INFORMATION SUPPLIED:
--------------------------------

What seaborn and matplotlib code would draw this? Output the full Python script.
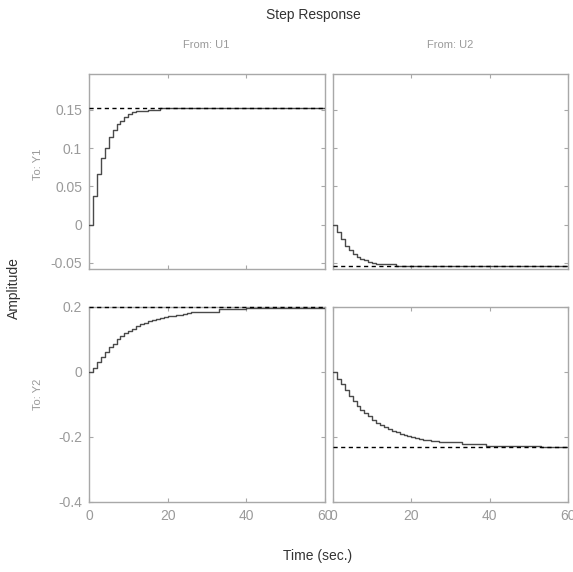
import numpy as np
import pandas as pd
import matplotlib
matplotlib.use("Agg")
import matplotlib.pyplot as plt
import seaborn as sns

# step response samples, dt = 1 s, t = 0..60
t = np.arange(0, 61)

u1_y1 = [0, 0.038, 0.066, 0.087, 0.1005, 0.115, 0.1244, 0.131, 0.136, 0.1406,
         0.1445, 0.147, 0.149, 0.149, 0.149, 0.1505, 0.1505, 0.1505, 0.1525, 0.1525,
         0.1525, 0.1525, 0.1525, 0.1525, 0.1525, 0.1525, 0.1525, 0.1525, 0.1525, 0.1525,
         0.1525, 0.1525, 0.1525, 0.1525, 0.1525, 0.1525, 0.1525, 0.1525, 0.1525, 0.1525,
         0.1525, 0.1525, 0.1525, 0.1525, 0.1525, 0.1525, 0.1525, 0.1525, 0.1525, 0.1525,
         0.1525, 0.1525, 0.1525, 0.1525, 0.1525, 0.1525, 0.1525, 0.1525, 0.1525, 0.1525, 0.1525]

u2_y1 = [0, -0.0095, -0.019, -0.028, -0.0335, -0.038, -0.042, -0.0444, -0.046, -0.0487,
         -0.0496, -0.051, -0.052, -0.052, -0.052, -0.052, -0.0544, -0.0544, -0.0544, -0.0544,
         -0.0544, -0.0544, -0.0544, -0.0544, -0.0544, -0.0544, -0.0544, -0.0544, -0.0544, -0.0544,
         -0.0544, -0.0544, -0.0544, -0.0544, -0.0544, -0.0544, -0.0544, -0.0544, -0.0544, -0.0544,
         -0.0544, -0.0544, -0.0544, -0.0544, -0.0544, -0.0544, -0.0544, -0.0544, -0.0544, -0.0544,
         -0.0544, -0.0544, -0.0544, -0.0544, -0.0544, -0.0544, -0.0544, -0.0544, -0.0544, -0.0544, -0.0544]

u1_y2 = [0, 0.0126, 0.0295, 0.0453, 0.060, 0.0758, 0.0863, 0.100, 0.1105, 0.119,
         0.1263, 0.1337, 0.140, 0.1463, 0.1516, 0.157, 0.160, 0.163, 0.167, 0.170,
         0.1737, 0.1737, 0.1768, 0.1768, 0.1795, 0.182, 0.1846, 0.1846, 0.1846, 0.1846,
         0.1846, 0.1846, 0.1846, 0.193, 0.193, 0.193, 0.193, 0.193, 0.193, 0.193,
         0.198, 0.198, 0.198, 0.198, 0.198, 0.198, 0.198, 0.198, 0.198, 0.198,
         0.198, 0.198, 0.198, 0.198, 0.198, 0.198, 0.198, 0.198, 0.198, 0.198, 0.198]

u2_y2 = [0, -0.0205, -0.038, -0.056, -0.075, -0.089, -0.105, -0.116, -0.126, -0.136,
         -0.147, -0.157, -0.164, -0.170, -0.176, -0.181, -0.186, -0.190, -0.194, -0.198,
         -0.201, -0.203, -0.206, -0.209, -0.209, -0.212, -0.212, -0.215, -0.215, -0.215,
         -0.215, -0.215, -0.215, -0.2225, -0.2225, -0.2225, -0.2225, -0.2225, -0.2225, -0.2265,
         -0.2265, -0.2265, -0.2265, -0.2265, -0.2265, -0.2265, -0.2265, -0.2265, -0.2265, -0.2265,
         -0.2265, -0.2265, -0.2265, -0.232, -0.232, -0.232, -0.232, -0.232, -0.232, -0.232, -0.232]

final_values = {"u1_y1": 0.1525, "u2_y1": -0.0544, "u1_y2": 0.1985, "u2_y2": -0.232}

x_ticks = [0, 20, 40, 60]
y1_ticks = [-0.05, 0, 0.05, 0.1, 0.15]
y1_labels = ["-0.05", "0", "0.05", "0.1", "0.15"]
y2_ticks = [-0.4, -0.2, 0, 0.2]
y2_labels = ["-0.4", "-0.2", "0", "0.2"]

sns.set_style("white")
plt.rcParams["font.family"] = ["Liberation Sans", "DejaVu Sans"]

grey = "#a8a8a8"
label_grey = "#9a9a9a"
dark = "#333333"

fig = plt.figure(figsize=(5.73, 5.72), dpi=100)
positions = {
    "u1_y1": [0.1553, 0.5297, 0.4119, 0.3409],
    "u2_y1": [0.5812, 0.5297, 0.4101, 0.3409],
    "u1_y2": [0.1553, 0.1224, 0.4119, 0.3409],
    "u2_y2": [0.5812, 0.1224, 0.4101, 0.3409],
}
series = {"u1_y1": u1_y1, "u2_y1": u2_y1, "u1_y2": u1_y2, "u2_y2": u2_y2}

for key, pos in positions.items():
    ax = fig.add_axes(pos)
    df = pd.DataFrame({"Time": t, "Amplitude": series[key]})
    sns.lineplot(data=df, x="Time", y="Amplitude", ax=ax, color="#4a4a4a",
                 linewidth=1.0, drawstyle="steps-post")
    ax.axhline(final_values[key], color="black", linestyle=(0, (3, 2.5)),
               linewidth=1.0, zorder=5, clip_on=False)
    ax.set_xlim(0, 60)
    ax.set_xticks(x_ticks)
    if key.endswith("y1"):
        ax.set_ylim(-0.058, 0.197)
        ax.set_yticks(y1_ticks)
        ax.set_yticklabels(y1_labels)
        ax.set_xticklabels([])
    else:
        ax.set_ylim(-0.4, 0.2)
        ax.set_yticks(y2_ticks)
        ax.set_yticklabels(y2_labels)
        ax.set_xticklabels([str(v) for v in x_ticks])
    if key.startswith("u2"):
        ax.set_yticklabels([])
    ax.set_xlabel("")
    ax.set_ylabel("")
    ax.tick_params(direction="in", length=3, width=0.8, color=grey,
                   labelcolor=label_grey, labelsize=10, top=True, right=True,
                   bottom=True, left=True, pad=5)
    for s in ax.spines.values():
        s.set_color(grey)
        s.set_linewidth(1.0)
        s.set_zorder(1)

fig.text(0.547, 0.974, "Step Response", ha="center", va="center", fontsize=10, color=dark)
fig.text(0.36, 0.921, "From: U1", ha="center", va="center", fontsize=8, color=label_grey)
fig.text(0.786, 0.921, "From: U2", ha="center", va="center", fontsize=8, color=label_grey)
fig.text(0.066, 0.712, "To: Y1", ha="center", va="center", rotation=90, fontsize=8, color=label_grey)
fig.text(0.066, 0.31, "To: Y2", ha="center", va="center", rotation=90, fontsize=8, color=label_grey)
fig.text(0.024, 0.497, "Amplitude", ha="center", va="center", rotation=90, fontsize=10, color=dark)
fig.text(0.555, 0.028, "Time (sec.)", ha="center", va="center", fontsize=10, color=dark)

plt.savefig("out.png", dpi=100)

--------------------------------

Leave out the pictures and transcribe everything else exactly.

RESPONSE TO THIS TASK:
What seaborn and matplotlib code would draw this? Output the full Python script.
import numpy as np
import pandas as pd
import matplotlib
matplotlib.use("Agg")
import matplotlib.pyplot as plt
import seaborn as sns

# step response samples, dt = 1 s, t = 0..60
t = np.arange(0, 61)

u1_y1 = [0, 0.038, 0.066, 0.087, 0.1005, 0.115, 0.1244, 0.131, 0.136, 0.1406,
         0.1445, 0.147, 0.149, 0.149, 0.149, 0.1505, 0.1505, 0.1505, 0.1525, 0.1525,
         0.1525, 0.1525, 0.1525, 0.1525, 0.1525, 0.1525, 0.1525, 0.1525, 0.1525, 0.1525,
         0.1525, 0.1525, 0.1525, 0.1525, 0.1525, 0.1525, 0.1525, 0.1525, 0.1525, 0.1525,
         0.1525, 0.1525, 0.1525, 0.1525, 0.1525, 0.1525, 0.1525, 0.1525, 0.1525, 0.1525,
         0.1525, 0.1525, 0.1525, 0.1525, 0.1525, 0.1525, 0.1525, 0.1525, 0.1525, 0.1525, 0.1525]

u2_y1 = [0, -0.0095, -0.019, -0.028, -0.0335, -0.038, -0.042, -0.0444, -0.046, -0.0487,
         -0.0496, -0.051, -0.052, -0.052, -0.052, -0.052, -0.0544, -0.0544, -0.0544, -0.0544,
         -0.0544, -0.0544, -0.0544, -0.0544, -0.0544, -0.0544, -0.0544, -0.0544, -0.0544, -0.0544,
         -0.0544, -0.0544, -0.0544, -0.0544, -0.0544, -0.0544, -0.0544, -0.0544, -0.0544, -0.0544,
         -0.0544, -0.0544, -0.0544, -0.0544, -0.0544, -0.0544, -0.0544, -0.0544, -0.0544, -0.0544,
         -0.0544, -0.0544, -0.0544, -0.0544, -0.0544, -0.0544, -0.0544, -0.0544, -0.0544, -0.0544, -0.0544]

u1_y2 = [0, 0.0126, 0.0295, 0.0453, 0.060, 0.0758, 0.0863, 0.100, 0.1105, 0.119,
         0.1263, 0.1337, 0.140, 0.1463, 0.1516, 0.157, 0.160, 0.163, 0.167, 0.170,
         0.1737, 0.1737, 0.1768, 0.1768, 0.1795, 0.182, 0.1846, 0.1846, 0.1846, 0.1846,
         0.1846, 0.1846, 0.1846, 0.193, 0.193, 0.193, 0.193, 0.193, 0.193, 0.193,
         0.198, 0.198, 0.198, 0.198, 0.198, 0.198, 0.198, 0.198, 0.198, 0.198,
         0.198, 0.198, 0.198, 0.198, 0.198, 0.198, 0.198, 0.198, 0.198, 0.198, 0.198]

u2_y2 = [0, -0.0205, -0.038, -0.056, -0.075, -0.089, -0.105, -0.116, -0.126, -0.136,
         -0.147, -0.157, -0.164, -0.170, -0.176, -0.181, -0.186, -0.190, -0.194, -0.198,
         -0.201, -0.203, -0.206, -0.209, -0.209, -0.212, -0.212, -0.215, -0.215, -0.215,
         -0.215, -0.215, -0.215, -0.2225, -0.2225, -0.2225, -0.2225, -0.2225, -0.2225, -0.2265,
         -0.2265, -0.2265, -0.2265, -0.2265, -0.2265, -0.2265, -0.2265, -0.2265, -0.2265, -0.2265,
         -0.2265, -0.2265, -0.2265, -0.232, -0.232, -0.232, -0.232, -0.232, -0.232, -0.232, -0.232]

final_values = {"u1_y1": 0.1525, "u2_y1": -0.0544, "u1_y2": 0.1985, "u2_y2": -0.232}

x_ticks = [0, 20, 40, 60]
y1_ticks = [-0.05, 0, 0.05, 0.1, 0.15]
y1_labels = ["-0.05", "0", "0.05", "0.1", "0.15"]
y2_ticks = [-0.4, -0.2, 0, 0.2]
y2_labels = ["-0.4", "-0.2", "0", "0.2"]

sns.set_style("white")
plt.rcParams["font.family"] = ["Liberation Sans", "DejaVu Sans"]

grey = "#a8a8a8"
label_grey = "#9a9a9a"
dark = "#333333"

fig = plt.figure(figsize=(5.73, 5.72), dpi=100)
positions = {
    "u1_y1": [0.1553, 0.5297, 0.4119, 0.3409],
    "u2_y1": [0.5812, 0.5297, 0.4101, 0.3409],
    "u1_y2": [0.1553, 0.1224, 0.4119, 0.3409],
    "u2_y2": [0.5812, 0.1224, 0.4101, 0.3409],
}
series = {"u1_y1": u1_y1, "u2_y1": u2_y1, "u1_y2": u1_y2, "u2_y2": u2_y2}

for key, pos in positions.items():
    ax = fig.add_axes(pos)
    df = pd.DataFrame({"Time": t, "Amplitude": series[key]})
    sns.lineplot(data=df, x="Time", y="Amplitude", ax=ax, color="#4a4a4a",
                 linewidth=1.0, drawstyle="steps-post")
    ax.axhline(final_values[key], color="black", linestyle=(0, (3, 2.5)),
               linewidth=1.0, zorder=5, clip_on=False)
    ax.set_xlim(0, 60)
    ax.set_xticks(x_ticks)
    if key.endswith("y1"):
        ax.set_ylim(-0.058, 0.197)
        ax.set_yticks(y1_ticks)
        ax.set_yticklabels(y1_labels)
        ax.set_xticklabels([])
    else:
        ax.set_ylim(-0.4, 0.2)
        ax.set_yticks(y2_ticks)
        ax.set_yticklabels(y2_labels)
        ax.set_xticklabels([str(v) for v in x_ticks])
    if key.startswith("u2"):
        ax.set_yticklabels([])
    ax.set_xlabel("")
    ax.set_ylabel("")
    ax.tick_params(direction="in", length=3, width=0.8, color=grey,
                   labelcolor=label_grey, labelsize=10, top=True, right=True,
                   bottom=True, left=True, pad=5)
    for s in ax.spines.values():
        s.set_color(grey)
        s.set_linewidth(1.0)
        s.set_zorder(1)

fig.text(0.547, 0.974, "Step Response", ha="center", va="center", fontsize=10, color=dark)
fig.text(0.36, 0.921, "From: U1", ha="center", va="center", fontsize=8, color=label_grey)
fig.text(0.786, 0.921, "From: U2", ha="center", va="center", fontsize=8, color=label_grey)
fig.text(0.066, 0.712, "To: Y1", ha="center", va="center", rotation=90, fontsize=8, color=label_grey)
fig.text(0.066, 0.31, "To: Y2", ha="center", va="center", rotation=90, fontsize=8, color=label_grey)
fig.text(0.024, 0.497, "Amplitude", ha="center", va="center", rotation=90, fontsize=10, color=dark)
fig.text(0.555, 0.028, "Time (sec.)", ha="center", va="center", fontsize=10, color=dark)

plt.savefig("out.png", dpi=100)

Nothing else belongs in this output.